Although the sale is still in the air, Brown is confident it will go through.

"All we need is to pass zoning, and then we'll be able to close the deal.  We have a target date of July 15 for construction," an optimistic Brown said.

Ertel and Brown didn't say how much money they've offered for the property, but the estimate renovations will cost upward of $2.6 million.

As envisioned, the restored building would be used as the headquarters for two businesses Ertel and Brown are directly involved in, Firetree Ltd. and RegScan, a computer software and electronic publishing firm.

They estimate the expansion of the businesses will eventually  create 73 new jobs.

Five suites are going to be leased, and an exercise facility will be placed on the ground floor for tenant use.

Ertel said choosing the site for the business makes sense for multiple reasons.  "First of all, we saw a dilapidated historical structure that should be saved.  We also needed space for our business, and this place is close by, so it naturally made a lot of sense.  We really want the community involved," said Ertel.  RegScan, in fact, is just a few blocks east on West Fourth Street.

The partners firmly believe in maintaining the historical integrity of the building, and so they welcome involvement from an advisory committee.

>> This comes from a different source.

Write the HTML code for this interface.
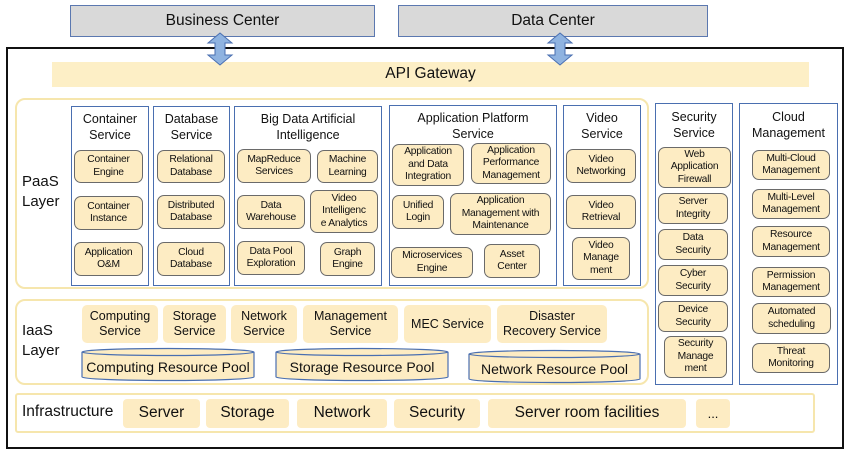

Robert Kane is a member of that committee and a member of the Lycoming County Historical Society.

"The historical society is thrilled to see this happen," Kane said Saturday as he stood in the former hotel's lobby.  "This building is the anchor of the historical district, and Bill and Allen have sincere interest in keeping that intact for the community."

According to Kane, the committee will function as advisers during the restoration process, and help with the task of raising money for the work.

Ertel said the partners are looking for any financial support they can get including from the city.

"We're hoping to get help from anywhere we can, and we're pouring a great deal of money into this," Ertel said.

All the suites and passageways are to be restored, and the lobby area will serve as a type of historical museum.

Architect Anthony Visco has been studying the building in preparation for designing the restorations.  "Most of the exterior is minor structural work, but the real emphasis will be on the plumbing," said Visco.

The architect said the original bathrooms would have to be eliminated since all the plumbing needs replaced and the exterior porches are an area of concern because they are expensive to duplicate.  The home will need new heating and air conditioning systems, as well.

While admitting its a big job, Visco said it isn't much different than other restorations he has worked on. "There will be tons of work hours, but I love the challenge," said Visco.  He estimated the work could be done by year's end.

The open house had a good turnout, and those who ventured through the building seem to like the idea of restoring it.  "I think it is wonderful," said Donna McCloskey, "I'm an admirer of Victorian architecture and it is great to see someone bring this back.  Too many times people just tear it down.  This is great for Williamsport."

Kane believes the hotel's purchase is a major turning point in the revival of the historic district.  He hopes more people in the area will follow suit and restore other buildings.

Said Kane, "They've encouraged help from the historical society, and now we hope that the community gets involved, as well.  This is one of the last railroad hotels left in the country."

In 1864, Peter Herdic had architect Eber Culver design and build a "first class hotel " on the site of what later became 800 West Fourth Street.  The building cost Herdic $225,000 to build - a ton of money at the time - but the magnate went bankrupt, the "Herdic Hotel" was auctioned off for just $1,200.

The building subsequently became the Park Home in 1908, but closed in 1939. In 1940, it reopened as a retirement home for some 50 years before closing again.